B.C. Disability Assistance and Recent Changes



B.C. Disability Assistance and Recent Changes
10 May 2016
Written by: Wendy Seet

Written by: Wendy Seet, CPA, CA

British Columbians who meet the Person with Disabilities (PWD) designation and certain income and asset thresholds are eligible for:

  • A support allowance and a shelter allowance,
  • Health benefits such as MSP, prescriptions, optical, dental, paramedical and medical equipment, and
  • Transportation subsidies or bus passes.

The maximum support and shelter allowances available are $531.42 and $375.00 per month, respectively*. There will be some nominal increases effective September 1, 2016, ranging from $11 to $77 per month.
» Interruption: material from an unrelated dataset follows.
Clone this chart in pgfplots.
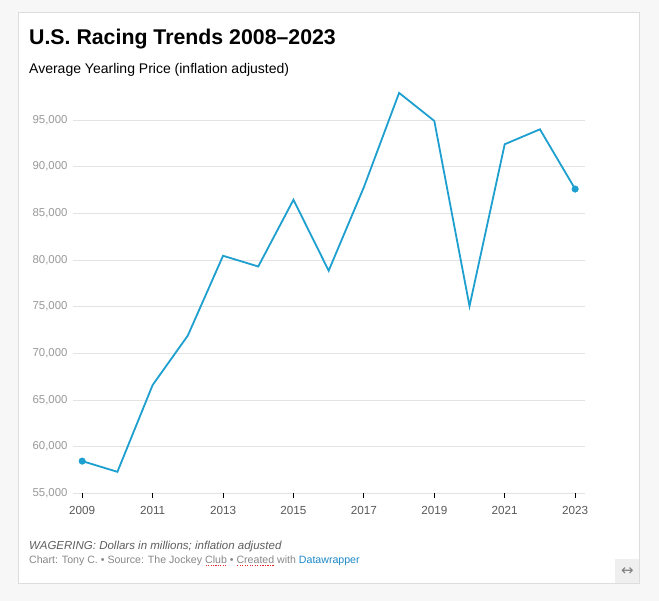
\documentclass[border=0pt]{standalone}
\usepackage{pgfplots}
\pgfplotsset{compat=1.18}
\usepackage{fontspec}
\setmainfont{Liberation Sans}
\newfontfamily\symfont{DejaVu Sans}
\definecolor{bgout}{HTML}{F7F7F7}
\definecolor{cardborder}{HTML}{DDDDDD}
\definecolor{linecol}{HTML}{1D9FCF}
\definecolor{gridcol}{HTML}{E3E3E3}
\definecolor{ylab}{HTML}{999999}
\definecolor{xlab}{HTML}{5A5A5A}
\definecolor{foot1}{HTML}{5E5E5E}
\definecolor{foot2}{HTML}{888888}
\definecolor{dwblue}{HTML}{1C88C7}
\definecolor{iconbg}{HTML}{EFEFEF}
\definecolor{icon}{HTML}{808080}
\definecolor{spell}{HTML}{E8262A}
\newcommand\redul[1]{\setbox0\hbox{#1}\rlap{\raisebox{-3pt}{\hbox to \wd0{\xleaders\hbox to 2.4pt{\hss\textcolor{spell}{\rule{1.2pt}{1.2pt}}\hss}\hfill}}}\box0\relax}
\begin{document}
\begin{tikzpicture}[x=1pt,y=-1pt]
\fill[bgout] (0,0) rectangle (659,601);
\filldraw[fill=white,draw=cardborder,line width=0.8pt] (18,12.7) rectangle (639.3,583.3);
\node[anchor=base west,inner sep=0pt,font=\bfseries\fontsize{21.3}{24}\selectfont] at (29,44.5) {U.S. Racing Trends 2008–2023};
\node[anchor=base west,inner sep=0pt,font=\fontsize{14}{16}\selectfont] at (29,74) {Average Yearling Price (inflation adjusted)};
\begin{axis}[
  at={(72.7pt,-493.3pt)}, anchor=south west,
  scale only axis, width=512.3pt, height=406pt,
  xmin=2008.73, xmax=2023.28, ymin=55000, ymax=98500,
  axis line style={draw=none},
  xtick={2009,2011,...,2023},
  ytick={55000,60000,...,95000},
  scaled y ticks=false, scaled x ticks=false,
  ymajorgrids, grid style={gridcol,line width=0.9pt},
  tick align=outside, major tick length=5pt,
  xtick style={black,line width=0.8pt},
  ytick style={draw=none},
  xtick pos=bottom, ytick pos=left,
  /pgf/number format/assume math mode=true,
  xticklabel style={font=\fontsize{11.7}{13}\selectfont,text=xlab,inner sep=0pt,anchor=north,yshift=-8pt},
  yticklabel style={font=\fontsize{11.4}{13}\selectfont,text=ylab,inner sep=0pt,anchor=east},
  xticklabel={\pgfmathprintnumber[1000 sep={}]{\tick}},
  yticklabel={\pgfmathprintnumber[1000 sep={,}]{\tick}},
  clip=false,
]
\addplot[linecol,line width=1.8pt,line join=miter] coordinates {
(2009,58450) (2010,57300) (2011,66600) (2012,71900) (2013,80450)
(2014,79300) (2015,86450) (2016,78850) (2017,87800) (2018,97900)
(2019,94900) (2020,75050) (2021,92400) (2022,94000) (2023,87600)};
\addplot[only marks,mark=*,mark size=3.3pt,color=linecol] coordinates {(2009,58450) (2023,87600)};
\end{axis}
\node[anchor=base west,inner sep=0pt,text=foot1,font=\itshape\fontsize{11.5}{13}\selectfont] at (29,549.5) {WAGERING: Dollars in millions; inflation adjusted};
\node[anchor=base west,inner sep=0pt,text=foot2,font=\fontsize{10.6}{13}\selectfont] at (29,563) {Chart: Tony C. • Source: The Jockey \redul{Club} • \redul{Created} with \textcolor{dwblue}{Datawrapper}};
\fill[iconbg] (615,559) rectangle (638.9,582.9);
\node[inner sep=0pt,text=icon,font=\symfont\fontsize{15}{16}\selectfont] at (627.3,571.5) {↔};
\end{tikzpicture}
\end{document}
Health benefits are particularly valuable to adults with disabilities as they are generally not insurable and have ceased to qualify under their parents’ benefit plans.

There are 3 main tests that must be met to be eligible to receive the disability benefits noted above. The following is an overview of the tests, which includes various changes announced by the B.C. Ministry of Social Development and Social Innovation in the past year:

1. Medical test

  • Must have a severe physical or mental impairment that is expected to continue for more than two years, and
  • Is significantly restricted in one’s ability to perform daily-living activities and requires assistance from another person, an assistive device or assistance animal.
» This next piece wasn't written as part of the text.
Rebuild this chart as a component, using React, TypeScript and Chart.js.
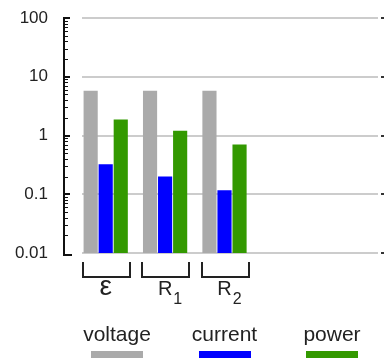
import React, { useEffect, useRef } from 'react';
import { Chart, registerables } from 'chart.js';

Chart.register(...registerables);

const categories = ['ε', 'R₁', 'R₂', '', ''];
const seriesNames = ['voltage', 'current', 'power'];
const voltage = [5.8, 5.8, 5.8, null, null];
const current = [0.325, 0.2, 0.117, null, null];
const power = [1.87, 1.2, 0.7, null, null];
const seriesColors = ['#aaaaaa', '#0000ff', '#339900'];
const yTickValues = [0.01, 0.1, 1, 10, 100];
const yTickLabels = ['0.01', '0.1', '1', '10', '100'];

const FONT = '"Liberation Sans", Arial, sans-serif';
const SUBS: Record<string, string> = {
  '₀': '0', '₁': '1', '₂': '2', '₃': '3', '₄': '4',
  '₅': '5', '₆': '6', '₇': '7', '₈': '8', '₉': '9',
};

const decor = {
  id: 'decor',
  beforeDatasetsDraw(chart: any) {
    const { ctx, chartArea, scales } = chart;
    const y = scales.y;
    ctx.save();
    yTickValues.forEach((v) => {
      const py = Math.round(y.getPixelForValue(v));
      ctx.fillStyle = '#cccccc';
      ctx.fillRect(chartArea.left + 6, py - 1, chartArea.right + 5 - (chartArea.left + 6), 2);
      ctx.fillStyle = '#333333';
      ctx.fillRect(chartArea.right + 8, py - 1, 3, 2);
    });
    ctx.restore();
  },
  afterDraw(chart: any) {
    const { ctx, chartArea, scales } = chart;
    const y = scales.y;
    const x = scales.x;
    ctx.save();
    // y axis
    const ax = chartArea.left - 13;
    const top = Math.round(y.getPixelForValue(100));
    const bot = Math.round(y.getPixelForValue(0.01));
    ctx.fillStyle = '#111111';
    ctx.fillRect(ax, top, 2, bot + 3 - top);
    ctx.fillRect(ax, bot + 1, 9, 2);
    for (let d = 0; d < yTickValues.length; d++) {
      const dec = yTickValues[d];
      if (d > 0) {
        const py = Math.round(y.getPixelForValue(dec));
        ctx.fillRect(ax, py - 1, 7, 2);
      }
      if (d < yTickValues.length - 1) {
        for (let k = 2; k <= 9; k++) {
          const py = Math.round(y.getPixelForValue(dec * k));
          ctx.fillRect(ax, py, 5, 1);
        }
      }
    }
    // brackets and category labels
    ctx.fillStyle = '#222222';
    categories.forEach((label, i) => {
      if (!label) return;
      const cx = x.getPixelForValue(i);
      const b0 = chartArea.bottom + 9;
      const b1 = chartArea.bottom + 24;
      const l = Math.round(cx - 24);
      const r = Math.round(cx + 23);
      ctx.fillRect(l, b0, 2, b1 - b0 + 1);
      ctx.fillRect(r, b0, 2, b1 - b0 + 1);
      ctx.fillRect(l, b1 - 1, r - l + 2, 2);
      let base = label;
      let sub = '';
      const last = label[label.length - 1];
      if (SUBS[last]) {
        base = label.slice(0, -1);
        sub = SUBS[last];
      }
      const baseline = chartArea.bottom + 42;
      ctx.textBaseline = 'alphabetic';
      ctx.textAlign = 'center';
      if (base === 'ε') {
        ctx.font = `28px ${FONT}`;
      } else {
        ctx.font = `20px ${FONT}`;
      }
      ctx.fillText(base, cx, baseline);
      if (sub) {
        const w = ctx.measureText(base).width;
        ctx.font = `16px ${FONT}`;
        ctx.textAlign = 'left';
        ctx.fillText(sub, cx + w / 2 + 1, baseline + 9);
      }
    });
    // legend
    const mid = (chartArea.left + chartArea.right) / 2;
    const step = 107.5;
    seriesNames.forEach((name, i) => {
      const cx = mid + (i - 1) * step;
      ctx.font = `21px ${FONT}`;
      ctx.textAlign = 'center';
      ctx.textBaseline = 'alphabetic';
      ctx.fillStyle = '#222222';
      ctx.fillText(name, cx, chartArea.bottom + 88);
      ctx.fillStyle = seriesColors[i];
      ctx.fillRect(Math.round(cx - 26), chartArea.bottom + 98, 52, 12);
    });
    ctx.restore();
  },
};

export default function App() {
  const ref = useRef<HTMLCanvasElement>(null);
  useEffect(() => {
    if (!ref.current) return;
    const seriesData = [voltage, current, power];
    const chart = new Chart(ref.current, {
      type: 'bar',
      data: {
        labels: categories,
        datasets: seriesNames.map((name, i) => ({
          label: name,
          data: seriesData[i],
          backgroundColor: seriesColors[i],
          borderWidth: 0,
          categoryPercentage: 0.76,
          barPercentage: 0.94,
        })),
      },
      options: {
        animation: false,
        responsive: false,
        layout: { padding: { top: 18, bottom: 105, right: 12, left: 0 } },
        plugins: { legend: { display: false }, tooltip: { enabled: false } },
        scales: {
          x: { type: 'category', display: false, offset: true },
          y: {
            type: 'logarithmic',
            min: 0.01,
            max: 100,
            afterBuildTicks: (scale: any) => {
              scale.ticks = yTickValues.map((v) => ({ value: v }));
            },
            afterFit: (scale: any) => {
              scale.width = 76;
              scale.paddingTop = 0;
              scale.paddingBottom = 0;
            },
            grid: { display: false, drawTicks: false, tickLength: 0 },
            border: { display: false },
            ticks: {
              autoSkip: false,
              padding: 28,
              color: '#222222',
              font: { family: FONT, size: 17 },
              callback: (_v: any, index: number) => yTickLabels[index],
            },
          },
        },
      },
      plugins: [decor],
    } as any);
    return () => chart.destroy();
  }, []);
  return (
    <div style={{ position: 'fixed', left: 0, top: 0, width: 385, height: 358, background: '#fff' }}>
      <canvas ref={ref} width={385} height={358} style={{ display: 'block' }} />
    </div>
  );
}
The criteria to obtain the PWD designation are generally easier to meet than the ones for the federal Disability Tax Credit.

2. Asset test

  • The general asset limit is $100,000. Any assets owned in excess of this threshold will result in the loss of disability benefits, unless an exemption is available.
  • Assets exempted from the above limit include a home, one motor vehicle, clothing and necessary household equipment, a Registered Disability Savings Plan (RDSP), and assets held in a “qualifying trust”.
  • Where a large amount of funds have been received such as from an inheritance, a temporary 3-month exemption is available for them to be placed in a “qualifying trust”.

3. Income test

  • Any income received is deducted dollar-for-dollar from the monthly allowance, unless one of the exceptions below is met.
  • “Qualifying income” is subject to an annual exemption of $9,600.
  • Income receipts that are fully exempted from the income test include child support, the HST credit, income tax refunds, child tax (and disability) benefits, UCCB, cash gifts or inheritances, RDSP and RESP withdrawals, rent subsidy, grants/scholarships/bursaries, and payments from trusts.
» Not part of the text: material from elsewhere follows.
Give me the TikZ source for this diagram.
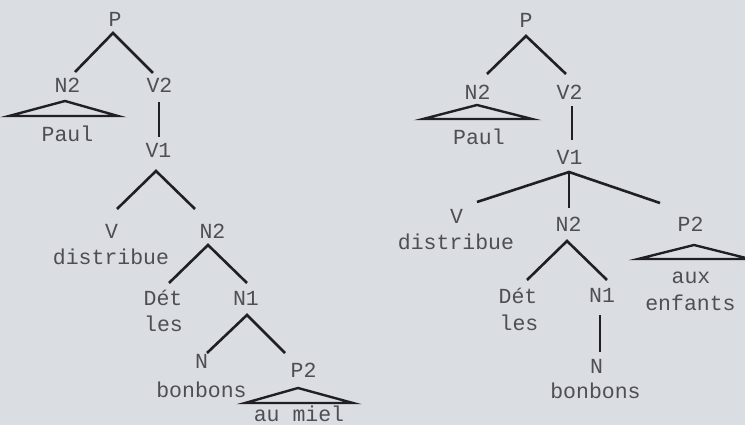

Recent changes to the disability benefits tests have allowed more recipients to continue receiving benefits while providing them with the ability to contribute to their own financial wellbeing. It has also allowed family members and others to provide additional funds to supplement their benefits. Despite the recent improvements to the asset and income test, proper planning is still essential to preserve disability benefits such as using trusts to meet the asset tests.


All amounts referred to in this article are for individuals without a spouse or common-law partner.

The above content is believed to be accurate as of the date of posting. Canadian Tax laws are complex and are subject to frequent changes. Professional tax advice should be sought before implementing any tax planning. Manning Elliott LLP cannot accept any liability for the tax consequences that may result from acting based on the information contained therein.